First Thoughts: This guy reminds me a bit of Bruno Mars, and I really don't mean that in a good way. Yes, this dude has that generic Top 40 voice going for him, and that is exactly why I hate this song. I also hate happy-fun-party-animal songs, and anything that sounds even remotely American. This song is catchy, but it's not a Eurovision song. Australia missed the point. Winning Eurovision songs mean something. They're emotional. They're about unity; they're about overcoming the odds and moving forward. They're about rising above the struggles the modern world faces. They're about love and loss and the deeper things in this life. They're different; they're unique. They're transcendental. There have, of course, been outliers from this equation, but the majority of the songs that have won in the past few years have been special, unique, or transcendental. Tonight Again is none of these things. It's shallow Top 40 pop, just like Cliche Love Song was last year, and just like Popular was in 2011, which is why Eric Saade won Eurovision and why we're going to Copenhagen again in 2015. Tonight Again isn't a bad song, no matter how much I hate it. It's just not a Eurovision song.
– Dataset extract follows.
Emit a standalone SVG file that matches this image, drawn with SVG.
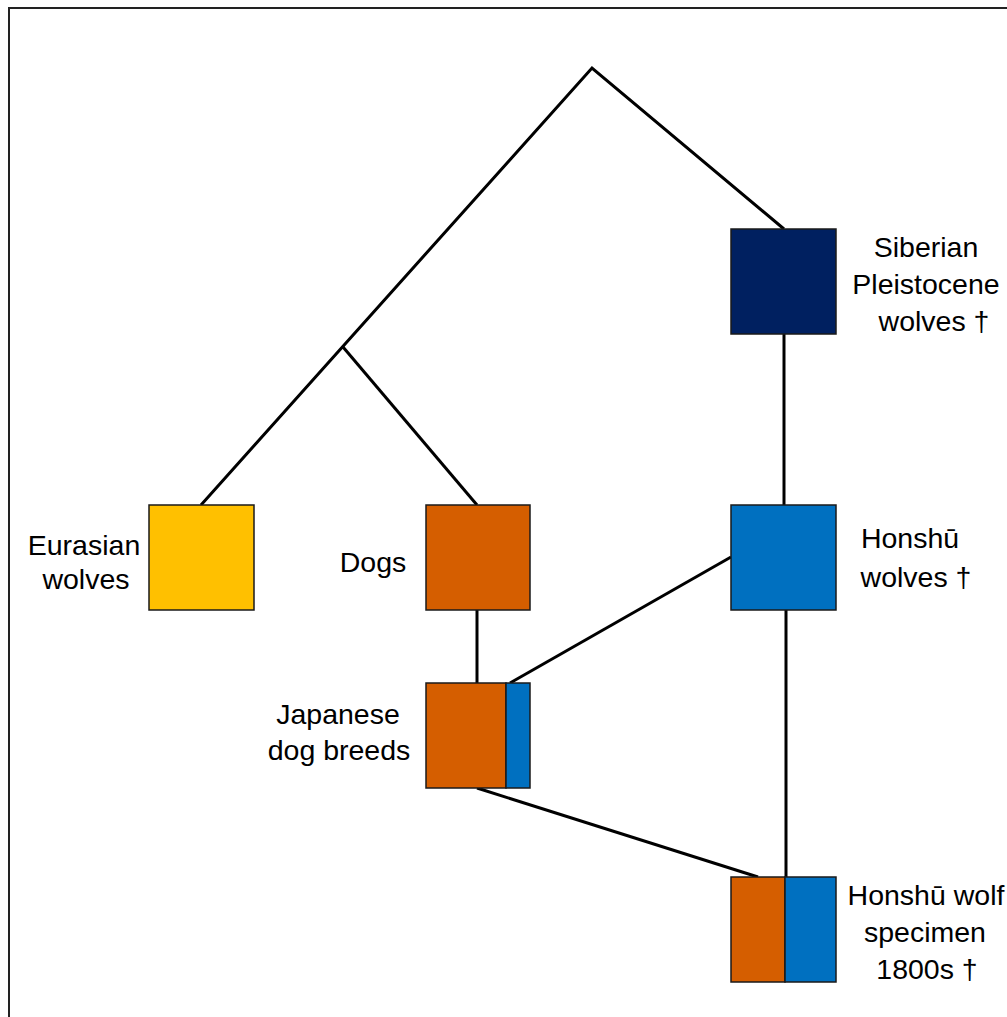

Best Lyric: Oh, everyone's got their problems. There's always something on your mind. Oh, but tonight we ain't gotta solve them, for tonight let's leave them all behind. The beginning of the song is the best, and indeed the only, good part.
Worst Lyric: Forget tomorrow, we can do tonight again. This goes against the heart, spirit, and soul of Eurovision in every. Single. Way. Maybe I'm reading too much into this, but Eurovision isn't about forgetting tomorrow and doing today all over again. It's about looking ahead, and learning from the mistakes of today, to make a better tomorrow.
Finalist?: Yes, automatically.
Final Thoughts: The saddest part about this is that Australia could have had a shot at winning Eurovision with a ballad like The Pause. Both Australia and the EBU set a lofty goal for themselves this year, #BuildingBridges across continents, oceans, seas, and time zones. Europe did their part; Australia fell just short.
Score out of 12: Nil points. I'm disappointed, Australia.